Respected and award-winning young Serbian director Dejan Zecevic does a nice job of making sure the cgi visuals (beautifully done for such a low budget flick) do not dwarf the story and characters. He and writers Barry Keating and Milan Konjevic seem to have learned the lesson taught by the great chiller helmers in that special effects may be a movie’s wow factor but characters and script are still what drive it. There’s Smith struggling with a violent past, Cas grappling with grief over her son’s death, and even Dysart haunted by tragic events from a moon mission he was part of. An unusual amount of depth for such pulp fodder material.
Another key in quality moviemaking is underscoring the visual events with music that matches or helps set the mood of the scene. The soundtrack here is alternately somber and energetic, with a nice reliance on the organ at integral moments. I especially found myself running Maya Lavelle’s theme song This Ain’t The End through my head for several minutes even after the picture was over. Clever lyrics and nice tonal vocals make a good combination here.
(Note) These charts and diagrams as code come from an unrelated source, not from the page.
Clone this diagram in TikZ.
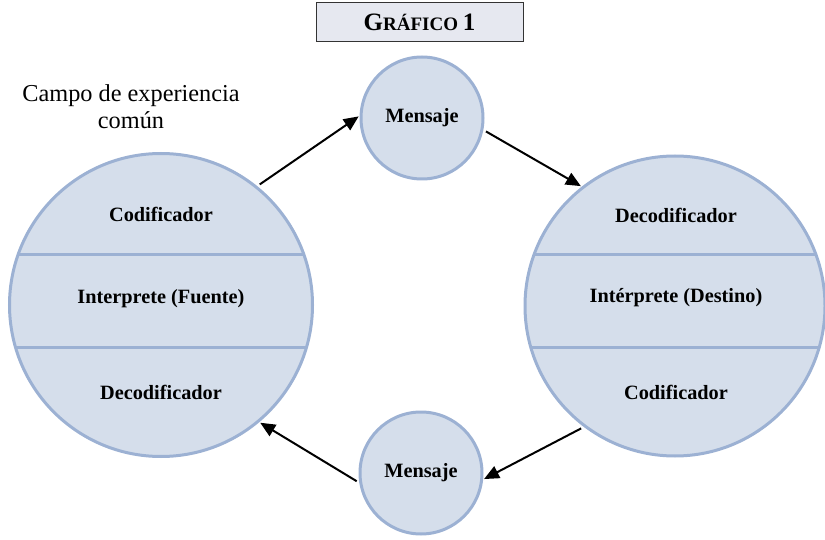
\documentclass[tikz,border=0pt]{standalone}
\usepackage{fontspec}
\setmainfont{Liberation Serif}
\usetikzlibrary{arrows.meta}
\definecolor{cfill}{HTML}{D5DEEB}
\definecolor{cline}{HTML}{9CB1D3}
\definecolor{tfill}{HTML}{E6E8F0}
\begin{document}
\begin{tikzpicture}[x=1pt,y=-1pt,
  bigc/.style={circle,fill=cfill,draw=cline,line width=3pt,inner sep=0pt},
  smallc/.style={circle,fill=cfill,draw=cline,line width=3pt,minimum size=122pt,inner sep=0pt},
  lab/.style={font=\fontsize{20.3}{24}\selectfont\bfseries},
  chord/.style={draw=cline,line width=3pt},
  arr/.style={line width=2pt,-{Triangle[length=15pt,width=13pt]},shorten <=3pt,shorten >=1pt}]
\useasboundingbox (0,0) rectangle (825,540);
% title
\node[draw=black!80,fill=tfill,line width=1pt,minimum width=207pt,minimum height=39pt,
  font=\bfseries] (T) at (419.5,22.5)
  {\fontsize{25}{28}\selectfont G\fontsize{19}{28}\selectfont RÁFICO \fontsize{25}{28}\selectfont 1};
% caption
\node[align=center,font=\fontsize{24.3}{27}\selectfont] (C) at (131,107) {Campo de experiencia\\común};
% big circles
\node[bigc,minimum size=303pt] (L) at (161,305) {};
\node[bigc,minimum size=300pt] (R) at (675,306) {};
\begin{scope}
  \clip (161,305) circle (151.5pt);
  \draw[chord] (0,255) -- (330,255) (0,347) -- (330,347);
\end{scope}
\begin{scope}
  \clip (675,306) circle (150pt);
  \draw[chord] (500,255) -- (830,255) (500,347) -- (830,347);
\end{scope}
\node[lab] (L1) at (161,214) {Codificador};
\node[lab] (L2) at (161,299) {Interprete (Fuente)};
\node[lab] (L3) at (161,392) {Decodificador};
\node[lab] (R1) at (676,215) {Decodificador};
\node[lab] (R2) at (676,298) {Intérprete (Destino)};
\node[lab] (R3) at (676,392) {Codificador};
% small circles
\node[smallc,lab] (M1) at (422,118) {Mensaje};
\node[smallc,lab] (M2) at (421,473) {Mensaje};
% arrows
\draw[arr] (L.51) -- (M1.178);
\draw[arr] (M1.-11) -- (R.128);
\draw[arr] (R.233) -- (M2.-6);
\draw[arr] (M2.189) -- (L.-50);
\end{tikzpicture}
\end{document}
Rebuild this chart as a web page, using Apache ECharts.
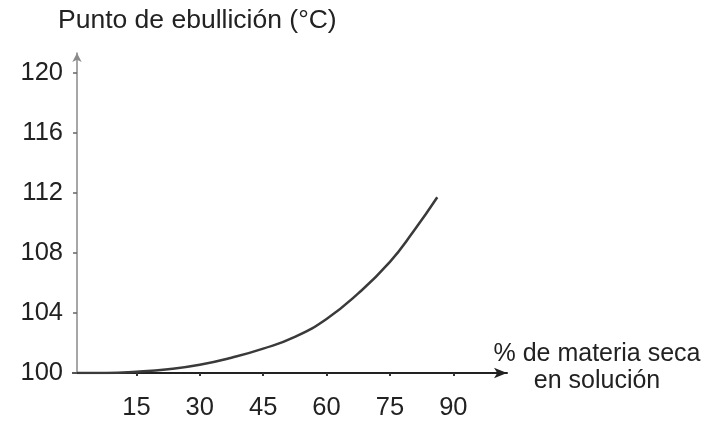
<!DOCTYPE html>
<html>
<head>
<meta charset="utf-8">
<script src="https://cdn.jsdelivr.net/npm/echarts@6/dist/echarts.min.js"></script>
<style>
  html, body { margin: 0; padding: 0; background: #ffffff; }
  #chart { width: 710px; height: 425px; }
</style>
</head>
<body>
<div id="chart"></div>
<script>
// Data
const solidsPercent = [1, 8, 15, 22.5, 30, 37.5, 45, 52.5, 60, 67.5, 75, 80.5, 86.2];
const boilingPoint = [100, 100, 100.08, 100.25, 100.55, 101.02, 101.62, 102.4, 103.6, 105.3, 107.4, 109.4, 111.7];
const xTickLabels = [15, 30, 45, 60, 75, 90];
const yTickLabels = [100, 104, 108, 112, 116, 120];
const titleText = 'Punto de ebullición (°C)';
const xNameText = '% de materia seca\nen solución';

const FONT = '"Liberation Sans", Arial, sans-serif';
const chart = echarts.init(document.getElementById('chart'), null, { renderer: 'canvas' });

chart.setOption({
  animation: false,
  backgroundColor: '#ffffff',
  title: {
    text: titleText,
    left: 58,
    top: 7,
    padding: 0,
    textStyle: { fontSize: 26.5, fontWeight: 'normal', color: '#222', fontFamily: FONT }
  },
  grid: { left: 73, right: 203, top: 53, bottom: 52, containLabel: false, outerBoundsMode: 'none' },
  xAxis: {
    type: 'value',
    min: 0,
    max: 102.7,
    axisLine: {
      show: true,
      onZero: false,
      symbol: ['none', 'arrow'],
      symbolSize: [8, 13],
      lineStyle: { color: '#222', width: 2 }
    },
    axisTick: { show: true, customValues: xTickLabels, length: 3, lineStyle: { color: '#333', width: 2 } },
    axisLabel: {
      show: true,
      customValues: xTickLabels,
      margin: 22,
      fontSize: 25.5,
      color: '#222',
      fontFamily: FONT
    },
    splitLine: { show: false }
  },
  yAxis: {
    type: 'value',
    min: 100,
    max: 121.3,
    offset: -4,
    axisLine: {
      show: true,
      symbol: ['none', 'arrow'],
      symbolSize: [7, 9],
      lineStyle: { color: '#8a8a8a', width: 1.5 }
    },
    axisTick: { show: true, customValues: yTickLabels, length: 4, lineStyle: { color: '#666', width: 1.5 } },
    axisLabel: {
      show: true,
      customValues: yTickLabels,
      margin: 14,
      fontSize: 25.5,
      color: '#222',
      fontFamily: FONT
    },
    splitLine: { show: false }
  },
  graphic: [{
    type: 'text',
    style: {
      x: 597,
      y: 341,
      text: xNameText,
      align: 'center',
      verticalAlign: 'top',
      lineHeight: 27,
      fontSize: 25,
      fill: '#222',
      fontFamily: FONT
    }
  }],
  series: [{
    type: 'line',
    data: solidsPercent.map((x, i) => [x, boilingPoint[i]]),
    smooth: 0.5,
    showSymbol: false,
    symbol: 'none',
    lineStyle: { color: '#3a3a3a', width: 2.5 },
    z: 3
  }]
});
</script>
</body>
</html>
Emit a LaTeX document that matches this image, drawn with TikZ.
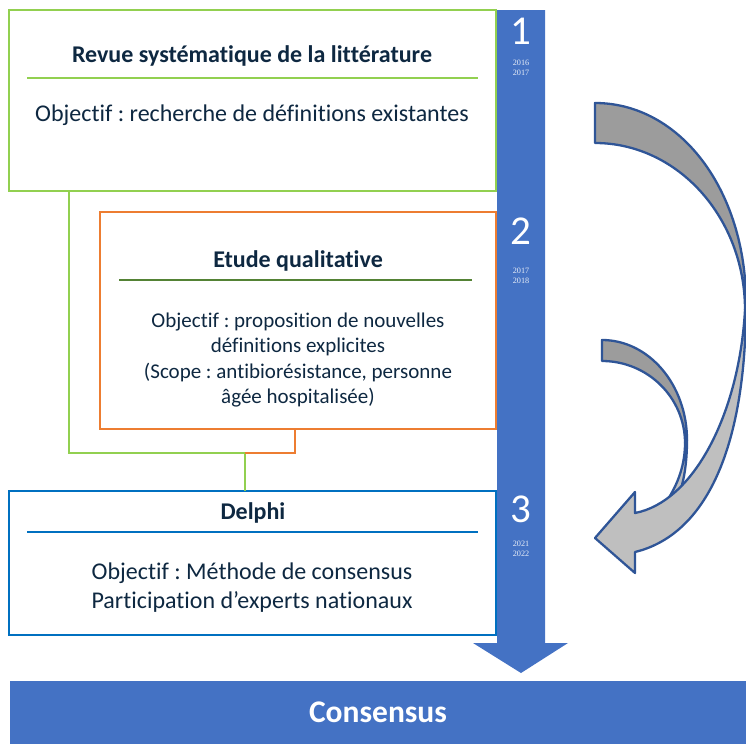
\documentclass[tikz,border=0pt]{standalone}
\usepackage{fontspec}
\setmainfont{Carlito}[Ligatures=NoCommon]
\newfontfamily\yearfont{Liberation Serif}
\frenchspacing
\definecolor{barblue}{HTML}{4472C4}
\definecolor{boxgreen}{HTML}{92D050}
\definecolor{boxorange}{HTML}{ED7D31}
\definecolor{boxblue}{HTML}{0070C0}
\definecolor{rulegreen}{HTML}{548235}
\definecolor{navy}{HTML}{0E2841}
\definecolor{arrowline}{HTML}{2F5597}
\definecolor{backgray}{HTML}{9C9C9C}
\definecolor{frontgray}{HTML}{BFBFBF}
\begin{document}
\begin{tikzpicture}[x=1pt,y=-1pt,
  box/.style={draw, line width=2.8pt, fill=white, anchor=north west,
    inner sep=0pt, outer sep=0pt},
  boxtitle/.style={font=\fontsize{24}{29}\selectfont\bfseries, text=navy},
  boxbody/.style={font=\fontsize{24}{29}\selectfont, text=navy, align=center},
  boxbodysmall/.style={font=\fontsize{21}{25.3}\selectfont, text=navy, align=center},
  rulerline/.style={line width=2.6pt},
  conn/.style={line width=2.8pt},
  stepnum/.style={font=\fontsize{41}{41}\selectfont, text=white},
  years/.style={font=\yearfont\fontsize{8.2}{10}\selectfont, text=white!88!barblue, align=center},
  curved/.style={draw=arrowline, line width=2.3pt, line join=round}]
\useasboundingbox (0,0) rectangle (746,744);

% timeline arrow
\fill[barblue] (497,10) -- (545,10) -- (545,643) -- (568,643) -- (521,673)
  -- (473,643) -- (497,643) -- cycle;

% step numbers and years
\node[stepnum] (n1) at (521,31) {1};
\node[years] (y1) at (521,68) {2016\\2017};
\node[stepnum] (n2) at (521,231) {2};
\node[years] (y2) at (521,276) {2017\\2018};
\node[stepnum] (n3) at (521,509) {3};
\node[years] (y3) at (521,549) {2021\\2022};

% boxes
\node[box, draw=boxgreen, minimum width=487pt, minimum height=181pt] (box1) at (9,10) {};
\node[box, draw=boxorange, minimum width=396pt, minimum height=217pt] (box2) at (100,212) {};
\node[box, draw=boxblue, minimum width=487pt, minimum height=144pt] (box3) at (9,491) {};

% links between the boxes
\coordinate (jn) at (245,453);
\draw[conn, boxgreen] ([xshift=60pt]box1.south west) |- (jn) -- (jn |- box3.north);
\draw[conn, boxorange] ([xshift=195pt]box2.south west) |- (jn);

% box 1
\node[boxtitle] (t1) at (252,56) {Revue systématique de la littérature};
\draw[rulerline, boxgreen] (27,78) -- (478,78);
\node[boxbody] (b1) at (252,115) {Objectif : recherche de définitions existantes};

% box 2
\node[boxtitle] (t2) at (298,261) {Etude qualitative};
\draw[rulerline, rulegreen] (119,280) -- (472,280);
\node[boxbodysmall] (b2) at (298,360) {Objectif : proposition de nouvelles\\définitions explicites\\(Scope : antibiorésistance, personne\\âgée hospitalisée)};

% box 3
\node[boxtitle] (t3) at (253,513) {Delphi};
\draw[rulerline, boxblue] (27,532) -- (478,532);
\node[boxbody] (b3) at (252,588) {Objectif : Méthode de consensus\\Participation d’experts nationaux};

% small curved arrow (behind)
\path[curved, fill=backgray] (602,340) .. controls (649,340) and (687,385) .. (687,440)
  -- (685,443) .. controls (685,398) and (648,361) .. (602,361) -- cycle;
\path[curved, fill=frontgray] (687,440) .. controls (687,475) and (680,500) .. (668,515)
  -- (652,520) .. controls (670,500) and (685,475) .. (685,443) -- cycle;

% large curved arrow
\path[curved, fill=backgray] (595,103) .. controls (680,103) and (746,190) .. (746,303)
  -- (745,310) .. controls (745,218) and (678,143) .. (595,143) -- cycle;
\path[curved, fill=frontgray] (746,303) .. controls (746,450) and (705,535) .. (635,552)
  -- (635,573) -- (595,538) -- (635,492) -- (635,513)
  .. controls (693,502) and (739,415) .. (745,310) -- cycle;

% result bar
\node[fill=barblue, anchor=north west, minimum width=736pt, minimum height=63pt,
  inner sep=0pt, outer sep=0pt] (cons) at (10,681) {};
\node[font=\fontsize{31.5}{36}\selectfont\bfseries, text=white] (ct) at (cons.center) {Consensus};
\end{tikzpicture}
\end{document}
If you are in the mood for a creepshow that does not have Hollywood stamped all over it and that associated cookie cutter feel, why not try something with a freshness to it and a distinctly different approach in what scares the pants off you? The Rift is just that well-mounted little gem that draws you in, makes you squirm at the edge of your seat just a mite, then proceeds to frighten the you-know-what out of you for good measure!